Contrairement à ce qui a été dit, je me suis contentée de reproduire sans les modifier des extraits d’un ouvrage public et d’attirer l’attention des personnes concernées par la lutte contre le viol sur le caractère surprenant de certaines expressions de la part d’un expert-psychiatre, lequel parlant de Guy Georges a écrit: "Si un homme est troprespectueux d’une femme, il ne ‘bande pas." ; "Oui, c’était possible de s’identifier à ce violeur qui baise des filles superbes contre leur gré." ; "Jusque-là on peut le comprendre, et même il nous fait presque rêver". Chacun peut d’ailleurs se reporter au contexte dont ces phrases sont extraites pour en apprécier la portée.

Je ne peux être tenue pour responsable des poursuites engagées à l’encontre du docteur Michel Dubec à raison de ces propos pour deux raisons. Je n’ai pas personnellement porté plainte et les propos incriminés ont un caractère public.

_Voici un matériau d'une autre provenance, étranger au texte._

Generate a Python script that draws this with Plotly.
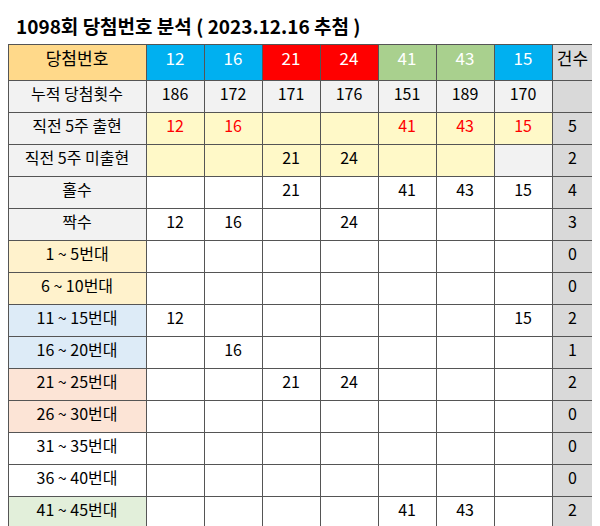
import plotly.graph_objects as go

title = "1098회 당첨번호 분석 ( 2023.12.16 추첨 )"
numbers = [12, 16, 21, 24, 41, 43, 15]
counts = [186, 172, 171, 176, 151, 189, 170]
recent5 = [12, 16, None, None, 41, 43, 15]
not_recent5 = [None, None, 21, 24, None, None, None]
odd = [None, None, 21, None, 41, 43, 15]
even = [12, 16, None, 24, None, None, None]
ranges = ["1 ~ 5번대", "6 ~ 10번대", "11 ~ 15번대", "16 ~ 20번대", "21 ~ 25번대",
          "26 ~ 30번대", "31 ~ 35번대", "36 ~ 40번대", "41 ~ 45번대"]
range_totals = [0, 0, 2, 1, 2, 0, 0, 0, 2]
row_labels = ["누적 당첨횟수", "직전 5주 출현", "직전 5주 미출현", "홀수", "짝수"] + ranges
row_totals = ["", 5, 2, 4, 3] + range_totals

head_colors = ["#00b0f0", "#00b0f0", "#ff0000", "#ff0000", "#a9d08e", "#a9d08e", "#00b0f0"]
label_fill = ["#f2f2f2"] * 5 + ["#fff2cc", "#fff2cc", "#ddebf7", "#ddebf7",
                                 "#fce4d6", "#fce4d6", "#ffffff", "#ffffff", "#e2efda"]

def fmt(v):
    return "" if v is None else str(v)

cols = [row_labels]
fills = [label_fill]
fcolors = [["#000000"] * len(row_labels)]
for i, n in enumerate(numbers):
    vals = [str(counts[i]), fmt(recent5[i]), fmt(not_recent5[i]), fmt(odd[i]), fmt(even[i])]
    for k in range(9):
        vals.append(str(n) if k * 5 < n <= k * 5 + 5 else "")
    cols.append(vals)
    yellow2 = "#fff9c8" if i < 6 else "#f2f2f2"
    fills.append(["#f2f2f2", "#fff9c8", yellow2] + ["#ffffff"] * 11)
    fcolors.append(["#000000", "#ff0000"] + ["#000000"] * 12)
cols.append([str(v) for v in row_totals])
fills.append(["#d9d9d9"] * len(row_labels))
fcolors.append(["#000000"] * len(row_labels))

fig = go.Figure(go.Table(
    domain=dict(x=[0, 585 / 600], y=[0, 1 - 36 / 526]),
    columnwidth=[138] + [58] * 7 + [41],
    header=dict(
        values=["당첨번호"] + [str(n) for n in numbers] + ["건수"],
        fill_color=["#ffd98a"] + head_colors + ["#d9d9d9"],
        font=dict(color=["#000000"] + ["#ffffff"] * 7 + ["#000000"], size=17,
                  family="Noto Sans CJK KR"),
        align="center", height=36, line=dict(color="#555555", width=1),
    ),
    cells=dict(
        values=cols, fill_color=fills,
        font=dict(color=fcolors, size=16, family="Noto Sans CJK KR"),
        align="center", height=32, line=dict(color="#555555", width=1),
    ),
))
fig.update_layout(
    width=600, height=526, margin=dict(l=0, r=0, t=0, b=0),
    paper_bgcolor="white",
    annotations=[dict(text="<b>" + title + "</b>", x=6 / 600, y=1 - 2 / 526,
                      xref="paper", yref="paper", xanchor="left", yanchor="top",
                      showarrow=False, font=dict(size=19, color="#000",
                                                 family="Noto Sans CJK KR"))],
)
fig.write_html("out.html")
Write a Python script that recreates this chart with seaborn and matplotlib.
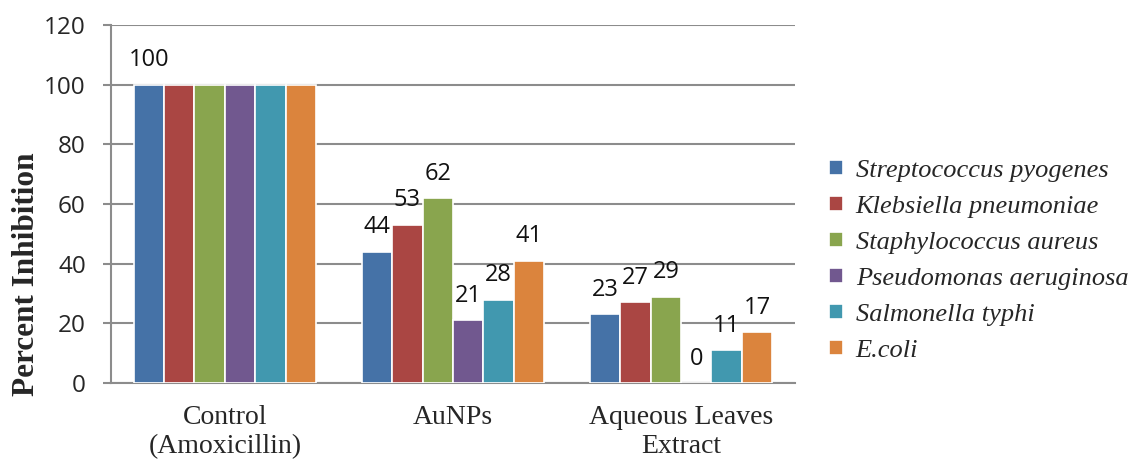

Je ne suis pas non plus responsable de la condamnation définitive du docteur Michel DUBEC pour injures à caractère racial."

Croyez, Monsieur, » &c.

 

Une affaire qui divise certaines militantes

Que ce soit par souci d’efficacité tactique ou par conviction, certaines associations féministes ou des sites ou des individualités se sont solidarisés avec Brigitte Brami. D’autres se sont abstenues, d’autres encore ont pris leurs distances mais aucune association féministe n’a pris ouvertement fait et cause pour Michel Dubec. S’en prendre à la liberté d’expression dans le cas d’un auteur du Seuil, d’une notabilité du monde de l’édition mais aussi d’autres cercles, c’est plus délicat que de s’opposer à une quelconque agence de publicité soupçonnée de sexisme. On peut le comprendre, l’admettre. De plus, les associations ont parfois d’autres urgences, d’autres priorités. Il faut le comprendre et admettre. Il en est sans doute autrement des associations de victimes. Soit les 12 plaintes diligentées à l’encontre de Michel Dubec sont des dénonciations « fantaisistes » comme il qualifie celles des associations féministes et des femmes et des hommes qui ont dénoncé la teneur de son livre, Le Plaisir de tuer, soit pas. Il appartient à chacun de s’informer et, au besoin, de se prononcer sereinement. Ou de ne rien faire, selon son bon plaisir, qui ne saurait être assimilé à celui de faire crier ou de tuer, ou de faire condamner hâtivement…

Épilogue… provisoire

Depuis cet épisode, le droit de reponse de Brigitte Brami a été publié par Le Figaro. Michel Dubec a comparu devant la chambre disciplinaire de premiere instance de l’Ordre des médecins, Stéphane Durand-Soufflant venant, de meme que le juge Thiel, déposer en tant que témoins de moralité pour Michel Dubec (mais aucun pigiste du Figaro n’était la pour faire état des dix plaintes visant Michel Dubec et estimées recevables). Brigitte Brami, sur nouvelle plainte pour harcelement de la part de Michel Dubec, pour des faits concomittants a ceux lui ayant valu la prmiere condamnation, s’est vue de nouveau, le 15 octobre 2009, condamnee a 15 mois de détention, et un mandat d’arret a été délivré.